— STATED PROBLEM —
Copy exactly the lines from the one containing "Recreate this image" through the one containing "3.945, 10: 4.266", both included, and nothing else.

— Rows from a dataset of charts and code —
____

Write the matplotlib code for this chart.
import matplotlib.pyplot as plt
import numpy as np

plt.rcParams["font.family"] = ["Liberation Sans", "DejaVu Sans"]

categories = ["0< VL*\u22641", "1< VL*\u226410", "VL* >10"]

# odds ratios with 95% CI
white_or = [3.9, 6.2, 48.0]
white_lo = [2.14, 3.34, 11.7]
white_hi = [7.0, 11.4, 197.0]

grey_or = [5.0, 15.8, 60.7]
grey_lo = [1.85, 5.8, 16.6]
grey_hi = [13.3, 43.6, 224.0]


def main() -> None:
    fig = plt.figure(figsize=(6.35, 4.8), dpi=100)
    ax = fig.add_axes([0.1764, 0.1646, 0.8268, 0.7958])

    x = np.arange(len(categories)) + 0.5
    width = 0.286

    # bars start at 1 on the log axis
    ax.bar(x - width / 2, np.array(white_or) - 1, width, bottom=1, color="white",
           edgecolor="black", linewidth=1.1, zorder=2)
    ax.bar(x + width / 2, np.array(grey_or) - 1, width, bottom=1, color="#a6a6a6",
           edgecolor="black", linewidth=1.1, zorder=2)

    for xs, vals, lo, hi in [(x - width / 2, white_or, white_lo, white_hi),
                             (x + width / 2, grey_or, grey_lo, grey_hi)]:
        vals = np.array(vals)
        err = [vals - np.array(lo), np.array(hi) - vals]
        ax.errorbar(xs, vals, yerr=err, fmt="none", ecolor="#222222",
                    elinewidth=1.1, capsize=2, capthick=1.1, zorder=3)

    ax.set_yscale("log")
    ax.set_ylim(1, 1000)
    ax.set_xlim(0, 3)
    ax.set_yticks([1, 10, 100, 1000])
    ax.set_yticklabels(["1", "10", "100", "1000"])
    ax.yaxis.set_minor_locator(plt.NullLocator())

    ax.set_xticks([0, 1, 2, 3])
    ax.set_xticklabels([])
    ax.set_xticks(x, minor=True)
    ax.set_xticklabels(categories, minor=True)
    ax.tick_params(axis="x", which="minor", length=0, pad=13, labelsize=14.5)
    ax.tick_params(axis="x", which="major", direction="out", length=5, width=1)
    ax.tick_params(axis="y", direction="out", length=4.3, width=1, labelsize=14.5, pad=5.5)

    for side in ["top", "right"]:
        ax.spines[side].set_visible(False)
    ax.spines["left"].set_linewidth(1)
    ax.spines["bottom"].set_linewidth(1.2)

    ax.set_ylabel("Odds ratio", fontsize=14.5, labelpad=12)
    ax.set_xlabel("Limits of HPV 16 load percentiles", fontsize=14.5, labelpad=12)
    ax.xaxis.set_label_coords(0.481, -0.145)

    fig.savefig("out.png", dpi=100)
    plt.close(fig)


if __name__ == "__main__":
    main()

____

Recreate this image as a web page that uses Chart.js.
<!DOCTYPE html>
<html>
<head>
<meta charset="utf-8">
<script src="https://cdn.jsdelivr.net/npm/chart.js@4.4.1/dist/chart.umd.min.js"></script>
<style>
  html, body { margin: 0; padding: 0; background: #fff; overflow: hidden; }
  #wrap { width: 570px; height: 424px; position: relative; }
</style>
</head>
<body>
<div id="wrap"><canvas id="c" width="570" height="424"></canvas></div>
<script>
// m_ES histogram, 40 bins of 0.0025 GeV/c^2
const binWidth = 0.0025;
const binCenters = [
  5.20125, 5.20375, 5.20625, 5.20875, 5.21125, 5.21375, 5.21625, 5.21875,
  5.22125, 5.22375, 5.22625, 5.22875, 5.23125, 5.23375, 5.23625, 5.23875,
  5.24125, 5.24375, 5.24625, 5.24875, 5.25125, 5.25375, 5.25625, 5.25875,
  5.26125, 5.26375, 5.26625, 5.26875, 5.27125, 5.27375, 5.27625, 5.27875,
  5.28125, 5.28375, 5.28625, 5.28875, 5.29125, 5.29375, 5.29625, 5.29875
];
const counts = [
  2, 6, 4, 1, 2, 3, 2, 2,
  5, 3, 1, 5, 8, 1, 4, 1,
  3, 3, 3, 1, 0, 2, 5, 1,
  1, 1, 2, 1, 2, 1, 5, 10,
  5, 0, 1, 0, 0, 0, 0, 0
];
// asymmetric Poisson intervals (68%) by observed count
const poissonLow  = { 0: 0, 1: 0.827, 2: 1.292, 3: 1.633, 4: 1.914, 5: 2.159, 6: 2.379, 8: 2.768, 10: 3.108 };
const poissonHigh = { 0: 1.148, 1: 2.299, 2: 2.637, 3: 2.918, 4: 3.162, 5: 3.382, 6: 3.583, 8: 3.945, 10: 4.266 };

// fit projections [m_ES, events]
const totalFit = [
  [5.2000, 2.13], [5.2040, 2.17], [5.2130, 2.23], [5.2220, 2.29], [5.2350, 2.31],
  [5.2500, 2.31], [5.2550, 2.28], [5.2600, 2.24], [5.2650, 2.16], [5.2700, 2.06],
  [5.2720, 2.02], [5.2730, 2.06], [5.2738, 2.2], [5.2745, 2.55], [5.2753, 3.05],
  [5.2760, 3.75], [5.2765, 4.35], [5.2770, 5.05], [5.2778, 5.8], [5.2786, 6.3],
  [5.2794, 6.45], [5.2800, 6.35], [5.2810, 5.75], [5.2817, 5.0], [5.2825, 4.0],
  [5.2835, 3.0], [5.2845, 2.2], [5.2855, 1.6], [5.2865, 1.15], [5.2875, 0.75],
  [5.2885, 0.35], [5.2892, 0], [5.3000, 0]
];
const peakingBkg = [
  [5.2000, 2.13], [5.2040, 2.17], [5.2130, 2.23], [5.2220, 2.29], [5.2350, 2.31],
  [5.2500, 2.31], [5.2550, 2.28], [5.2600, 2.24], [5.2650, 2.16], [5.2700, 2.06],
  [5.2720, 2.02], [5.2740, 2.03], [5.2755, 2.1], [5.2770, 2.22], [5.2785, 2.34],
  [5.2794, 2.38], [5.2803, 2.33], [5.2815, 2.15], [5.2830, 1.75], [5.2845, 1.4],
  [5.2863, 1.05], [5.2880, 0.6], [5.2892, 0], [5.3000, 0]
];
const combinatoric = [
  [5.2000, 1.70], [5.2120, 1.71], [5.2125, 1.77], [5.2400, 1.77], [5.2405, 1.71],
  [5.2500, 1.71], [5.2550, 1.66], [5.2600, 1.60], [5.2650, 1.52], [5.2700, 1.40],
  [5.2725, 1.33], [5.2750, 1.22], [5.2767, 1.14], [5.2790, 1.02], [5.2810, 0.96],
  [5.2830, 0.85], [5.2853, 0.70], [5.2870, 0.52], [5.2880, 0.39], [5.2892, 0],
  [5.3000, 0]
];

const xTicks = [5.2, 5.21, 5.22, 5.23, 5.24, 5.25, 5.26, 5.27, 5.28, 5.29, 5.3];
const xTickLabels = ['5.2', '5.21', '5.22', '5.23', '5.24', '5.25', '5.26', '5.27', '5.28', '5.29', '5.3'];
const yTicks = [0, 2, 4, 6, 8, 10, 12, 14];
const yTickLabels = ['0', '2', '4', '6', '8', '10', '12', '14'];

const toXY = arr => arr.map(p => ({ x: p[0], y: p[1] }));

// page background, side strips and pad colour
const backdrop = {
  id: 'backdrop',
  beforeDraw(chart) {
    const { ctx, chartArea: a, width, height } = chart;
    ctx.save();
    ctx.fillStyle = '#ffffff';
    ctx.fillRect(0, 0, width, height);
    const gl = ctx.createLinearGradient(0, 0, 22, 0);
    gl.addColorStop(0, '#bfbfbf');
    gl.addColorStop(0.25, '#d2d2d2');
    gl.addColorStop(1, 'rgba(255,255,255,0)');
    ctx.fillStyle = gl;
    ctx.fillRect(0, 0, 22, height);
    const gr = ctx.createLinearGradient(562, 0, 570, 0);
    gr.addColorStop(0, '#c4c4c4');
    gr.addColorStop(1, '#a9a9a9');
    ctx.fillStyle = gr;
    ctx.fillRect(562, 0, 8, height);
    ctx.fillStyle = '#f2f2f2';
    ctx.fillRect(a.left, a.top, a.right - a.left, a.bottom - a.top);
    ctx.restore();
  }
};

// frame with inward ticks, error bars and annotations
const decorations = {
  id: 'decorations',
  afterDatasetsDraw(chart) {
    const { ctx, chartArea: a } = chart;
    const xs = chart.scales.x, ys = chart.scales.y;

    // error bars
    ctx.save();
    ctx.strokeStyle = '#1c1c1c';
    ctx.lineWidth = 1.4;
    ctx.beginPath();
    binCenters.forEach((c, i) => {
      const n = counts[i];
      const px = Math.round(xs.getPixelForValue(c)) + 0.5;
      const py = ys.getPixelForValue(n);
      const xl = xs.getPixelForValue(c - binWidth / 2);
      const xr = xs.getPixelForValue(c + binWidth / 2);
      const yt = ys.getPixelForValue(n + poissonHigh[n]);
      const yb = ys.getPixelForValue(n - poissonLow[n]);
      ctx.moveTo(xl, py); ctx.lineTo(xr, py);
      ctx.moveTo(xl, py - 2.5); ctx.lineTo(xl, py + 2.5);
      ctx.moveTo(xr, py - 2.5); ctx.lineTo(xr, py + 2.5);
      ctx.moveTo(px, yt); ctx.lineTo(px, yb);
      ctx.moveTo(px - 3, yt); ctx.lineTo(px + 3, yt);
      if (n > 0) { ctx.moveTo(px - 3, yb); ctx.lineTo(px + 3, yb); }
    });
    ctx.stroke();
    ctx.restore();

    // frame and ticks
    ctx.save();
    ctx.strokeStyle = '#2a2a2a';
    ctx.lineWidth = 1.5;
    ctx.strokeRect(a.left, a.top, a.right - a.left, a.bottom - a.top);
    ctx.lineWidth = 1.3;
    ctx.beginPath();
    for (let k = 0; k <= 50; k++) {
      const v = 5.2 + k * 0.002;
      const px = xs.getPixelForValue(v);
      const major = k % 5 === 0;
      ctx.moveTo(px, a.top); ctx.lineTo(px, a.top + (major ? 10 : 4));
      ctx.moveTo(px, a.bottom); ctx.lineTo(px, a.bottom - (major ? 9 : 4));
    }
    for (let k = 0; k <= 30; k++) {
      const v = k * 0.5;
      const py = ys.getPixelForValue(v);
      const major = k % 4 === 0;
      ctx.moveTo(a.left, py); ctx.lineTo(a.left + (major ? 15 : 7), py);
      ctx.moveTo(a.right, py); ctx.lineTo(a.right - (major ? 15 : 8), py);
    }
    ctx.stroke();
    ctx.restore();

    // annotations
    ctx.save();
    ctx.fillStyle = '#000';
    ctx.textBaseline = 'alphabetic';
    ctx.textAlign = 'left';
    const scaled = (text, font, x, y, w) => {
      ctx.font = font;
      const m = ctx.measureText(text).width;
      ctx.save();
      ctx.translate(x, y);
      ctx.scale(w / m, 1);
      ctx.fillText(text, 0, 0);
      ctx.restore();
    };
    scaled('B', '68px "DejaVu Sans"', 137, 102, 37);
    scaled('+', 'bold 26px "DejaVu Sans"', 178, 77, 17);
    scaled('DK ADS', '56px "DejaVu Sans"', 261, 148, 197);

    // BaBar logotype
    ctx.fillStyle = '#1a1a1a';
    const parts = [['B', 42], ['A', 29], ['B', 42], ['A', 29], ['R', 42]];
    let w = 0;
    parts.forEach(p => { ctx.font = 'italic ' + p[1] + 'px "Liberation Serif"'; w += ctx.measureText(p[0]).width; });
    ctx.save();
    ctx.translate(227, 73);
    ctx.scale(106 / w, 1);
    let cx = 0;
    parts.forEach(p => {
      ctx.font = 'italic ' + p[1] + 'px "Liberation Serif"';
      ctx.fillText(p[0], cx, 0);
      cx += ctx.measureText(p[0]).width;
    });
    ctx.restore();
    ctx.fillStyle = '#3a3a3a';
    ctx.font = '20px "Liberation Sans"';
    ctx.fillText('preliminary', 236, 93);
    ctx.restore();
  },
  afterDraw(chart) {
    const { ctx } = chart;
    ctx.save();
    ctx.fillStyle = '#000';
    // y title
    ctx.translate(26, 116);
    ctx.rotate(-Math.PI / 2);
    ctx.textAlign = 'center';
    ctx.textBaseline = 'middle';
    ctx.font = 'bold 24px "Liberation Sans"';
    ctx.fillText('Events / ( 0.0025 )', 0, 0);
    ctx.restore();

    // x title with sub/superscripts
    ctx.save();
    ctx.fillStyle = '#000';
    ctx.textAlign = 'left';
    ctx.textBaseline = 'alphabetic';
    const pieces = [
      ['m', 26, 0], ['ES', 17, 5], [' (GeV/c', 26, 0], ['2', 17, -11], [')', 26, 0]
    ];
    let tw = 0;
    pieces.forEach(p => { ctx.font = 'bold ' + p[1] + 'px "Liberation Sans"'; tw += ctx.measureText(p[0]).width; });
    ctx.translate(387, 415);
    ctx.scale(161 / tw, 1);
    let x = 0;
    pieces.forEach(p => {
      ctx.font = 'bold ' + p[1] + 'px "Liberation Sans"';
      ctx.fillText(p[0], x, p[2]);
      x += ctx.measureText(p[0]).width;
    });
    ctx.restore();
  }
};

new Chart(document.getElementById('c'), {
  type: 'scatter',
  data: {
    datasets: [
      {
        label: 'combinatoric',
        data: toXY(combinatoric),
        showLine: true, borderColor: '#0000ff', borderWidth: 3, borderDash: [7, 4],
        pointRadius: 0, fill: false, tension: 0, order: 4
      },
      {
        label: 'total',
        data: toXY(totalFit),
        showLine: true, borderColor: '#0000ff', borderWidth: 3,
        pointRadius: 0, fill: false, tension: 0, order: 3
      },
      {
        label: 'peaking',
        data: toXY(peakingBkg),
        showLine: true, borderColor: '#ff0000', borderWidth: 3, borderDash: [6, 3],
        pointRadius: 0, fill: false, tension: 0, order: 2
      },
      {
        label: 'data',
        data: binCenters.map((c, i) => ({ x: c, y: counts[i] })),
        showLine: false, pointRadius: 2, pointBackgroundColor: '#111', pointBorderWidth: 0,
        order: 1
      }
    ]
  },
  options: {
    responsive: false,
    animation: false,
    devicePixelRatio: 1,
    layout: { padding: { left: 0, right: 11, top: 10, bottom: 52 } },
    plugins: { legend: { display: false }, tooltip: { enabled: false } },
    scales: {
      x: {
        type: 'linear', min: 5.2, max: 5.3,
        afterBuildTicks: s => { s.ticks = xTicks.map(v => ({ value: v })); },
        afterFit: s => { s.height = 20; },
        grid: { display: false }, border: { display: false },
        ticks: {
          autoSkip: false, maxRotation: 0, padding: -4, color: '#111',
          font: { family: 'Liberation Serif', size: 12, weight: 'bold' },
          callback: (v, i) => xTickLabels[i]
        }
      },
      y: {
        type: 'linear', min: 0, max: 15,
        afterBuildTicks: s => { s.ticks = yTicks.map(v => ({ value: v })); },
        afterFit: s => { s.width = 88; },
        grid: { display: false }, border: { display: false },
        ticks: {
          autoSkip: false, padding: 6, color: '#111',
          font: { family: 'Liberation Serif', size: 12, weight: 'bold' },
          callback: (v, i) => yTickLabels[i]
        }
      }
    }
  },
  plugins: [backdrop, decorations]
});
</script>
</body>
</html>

____

— TASK RESPONSE —
Recreate this image as a web page that uses Chart.js.
<!DOCTYPE html>
<html>
<head>
<meta charset="utf-8">
<script src="https://cdn.jsdelivr.net/npm/chart.js@4.4.1/dist/chart.umd.min.js"></script>
<style>
  html, body { margin: 0; padding: 0; background: #fff; overflow: hidden; }
  #wrap { width: 570px; height: 424px; position: relative; }
</style>
</head>
<body>
<div id="wrap"><canvas id="c" width="570" height="424"></canvas></div>
<script>
// m_ES histogram, 40 bins of 0.0025 GeV/c^2
const binWidth = 0.0025;
const binCenters = [
  5.20125, 5.20375, 5.20625, 5.20875, 5.21125, 5.21375, 5.21625, 5.21875,
  5.22125, 5.22375, 5.22625, 5.22875, 5.23125, 5.23375, 5.23625, 5.23875,
  5.24125, 5.24375, 5.24625, 5.24875, 5.25125, 5.25375, 5.25625, 5.25875,
  5.26125, 5.26375, 5.26625, 5.26875, 5.27125, 5.27375, 5.27625, 5.27875,
  5.28125, 5.28375, 5.28625, 5.28875, 5.29125, 5.29375, 5.29625, 5.29875
];
const counts = [
  2, 6, 4, 1, 2, 3, 2, 2,
  5, 3, 1, 5, 8, 1, 4, 1,
  3, 3, 3, 1, 0, 2, 5, 1,
  1, 1, 2, 1, 2, 1, 5, 10,
  5, 0, 1, 0, 0, 0, 0, 0
];
// asymmetric Poisson intervals (68%) by observed count
const poissonLow  = { 0: 0, 1: 0.827, 2: 1.292, 3: 1.633, 4: 1.914, 5: 2.159, 6: 2.379, 8: 2.768, 10: 3.108 };
const poissonHigh = { 0: 1.148, 1: 2.299, 2: 2.637, 3: 2.918, 4: 3.162, 5: 3.382, 6: 3.583, 8: 3.945, 10: 4.266 };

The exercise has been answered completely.